What are your thoughts…are transfer fees a historical relic or is there an efficiency justification hiding in there somewhere?

  • I’m confused: are you saying that freedom of contracting is inefficient and we shouldn’t allow people to agree a sum for breaking contracts?!

    • I’m not saying anything, I just posed a question:P

      I just find it interesting that soccer is different from any other job and am interested in people’s thoughts as to why.

      • Is it different from other jobs? If you’re on a fixed-term contract with your employer and decide to leave halfway because of a better offer by one of their competitors might they object? Well, if you’re valuable enough to the firm then certainly. A more common remedy for a breach than monetary compensation might be specific performance but there are cases of compensation. Just look at ‘golden handshakes’ for an example of compensation for a unilateral breach of contract.

        The difference may be that most employees are easy enough to replace that it isn’t worth the effort to haggle for compensation.

        • I can give notice at my job and then go work for a competitor, a football player can’t.
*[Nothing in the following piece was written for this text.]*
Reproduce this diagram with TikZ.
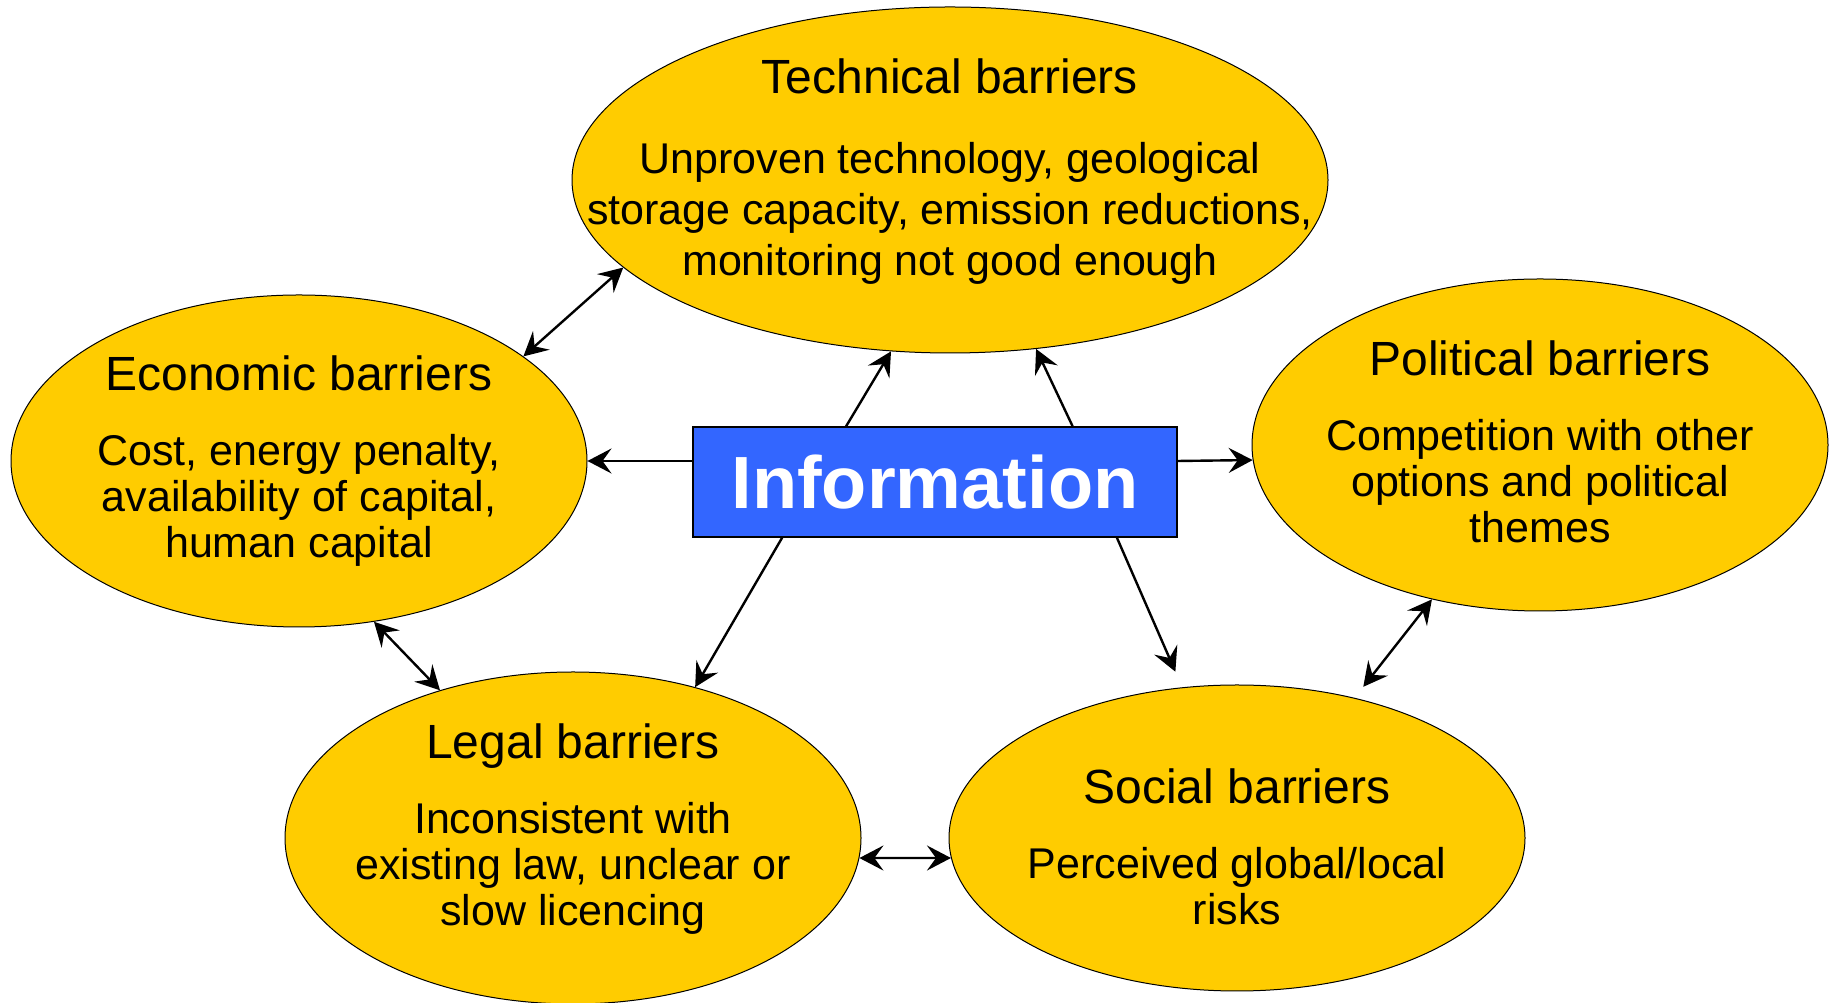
\documentclass[tikz,border=0pt]{standalone}
\usepackage{fontspec}
\setmainfont{Liberation Sans}
\usepackage{tikz}
\usetikzlibrary{shapes.geometric,arrows.meta,positioning}

\definecolor{barrierfill}{HTML}{FFCC00}
\definecolor{infofill}{HTML}{3366FF}

\newcommand{\bartitle}{\fontsize{48pt}{56pt}\selectfont}
\newcommand{\bartext}{\fontsize{43pt}{46pt}\selectfont}

\begin{document}
\begin{tikzpicture}[x=1pt, y=1pt, >={Stealth[length=24pt,width=25pt,inset=9pt]},
	barrier/.style={ellipse, draw, fill=barrierfill, line width=1pt, inner sep=-250pt, align=center, minimum width=576pt, minimum height=332pt, font=\bartext},
	infobox/.style={rectangle, draw, fill=infofill, line width=1.2pt, minimum width=484pt, minimum height=110pt, inner sep=0pt, text=white, font=\fontsize{74pt}{80pt}\selectfont\bfseries},
	link/.style={line width=2.4pt}]
				\useasboundingbox (0,0) rectangle (1833,1003);
				
				\node [infobox] (info) at (935,521) {Information};
				
				\node [barrier, minimum width=756pt, minimum height=346pt, font=\fontsize{43pt}{51pt}\selectfont] (tech) at (950,823) {\bartitle Technical barriers\\[29pt]Unproven technology, geological\\storage capacity, emission reductions,\\monitoring not good enough\rule[-25pt]{0pt}{0pt}};
				\node [barrier] (econ) at (299,542) {\bartitle Economic barriers\\[29pt]Cost, energy penalty,\\availability of capital,\\human capital};
				\node [barrier] (pol) at (1540,558) {\bartitle Political barriers\\[29pt]Competition with other\\options and political\\themes\rule[-6pt]{0pt}{0pt}};
				\node [barrier] (legal) at (573,165) {\bartitle Legal barriers\\[29pt]Inconsistent with\\existing law, unclear or\\slow licencing\rule[-27pt]{0pt}{0pt}};
				\node [barrier, minimum height=306pt] (social) at (1237,165) {\bartitle\rule{0pt}{52pt}Social barriers\\[29pt]Perceived global/local\\risks};
				
				% Information to the barriers
				\draw [link,->] (info.west |- econ.east) -- (econ.east);
				\draw [link,->] (info.east |- econ.east) -- (pol.183);
				\draw [link,->] (info.148) -- (tech.251);
				\draw [link,->] (info.22) -- (tech.297);
				\draw [link,->] (info.200) -- (legal.51);
				\draw [link,->,shorten >=17pt] (info.343) -- (social.110);
				
				% Between the barriers
				\draw [link,<->] (tech.195) -- (econ.25);
				\draw [link,<->] (econ.295) -- (legal.132);
				\draw [link,<->] (legal.356) -- (social.184);
				\draw [link,<->,shorten >=14pt] (pol.235) -- (social.50);
			\end{tikzpicture}
\end{document}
That’s where I see a difference.

          Maybe good footballers players being relatively scarce explains the difference.

        • Do you work on a fixed-term, fixed-fee contract, though?

        • Nope.

          So you think the defining feature is that soccer players are on fixed term contracts?

        • Yes. You’re not breaching your employment contract when you give notice but they are. Because you’re not breaching it you’re not liable to your employer but they would be.

          As a test, do transfer fees get paid when a contract comes to a close and the player then signs with another club? I’d guess not because then there’s no breach and no liability. 

        • That’s all fine, and I accept that when you breach a contract the other party should be made whole.

          But that’s not really getting at the issue I think I am interested in, which is why do we have that legal form of contract for soccer players in the first place? And what would the world look like if soccer players weren’t on fixed term contracts but had to give e.g. a seasons notice?

        • Does this help?

        • tl;dr I’m off to the pub then the airport:)

      • Training and investment?  A lot of the players form comes from training.  A football club may only be only willing to invest in this way if they can peg someone to a contract for a number of years – and so they agree on that.  This would be consistent with the fact that the contracts of younger players are for longer periods of time.

        I also have to add the fact that players could just move around constantly if they weren’t pegged to a contract for at least a season.

        • For young players at least compensation has to be paid for training when they move.

          And for established players, if clubs don’t train they play crap and don’t win stuff, so they still have the incentive to train.

          I guess you could characterise the costs of developing players as sunk, which may give a dynamic efficiency reason for recovering them through transfer fees.

  • Do players take a slice of the booty when a transfer free is paid? I recall reading somewhere that some do.

    If so this would certainly change the economics of a deal.  

    • Generally no as far as I understand, though I don’t claim to be an expert! Often there will be sell on fees to a player’s previous club, so some of the fee is passed on to another club.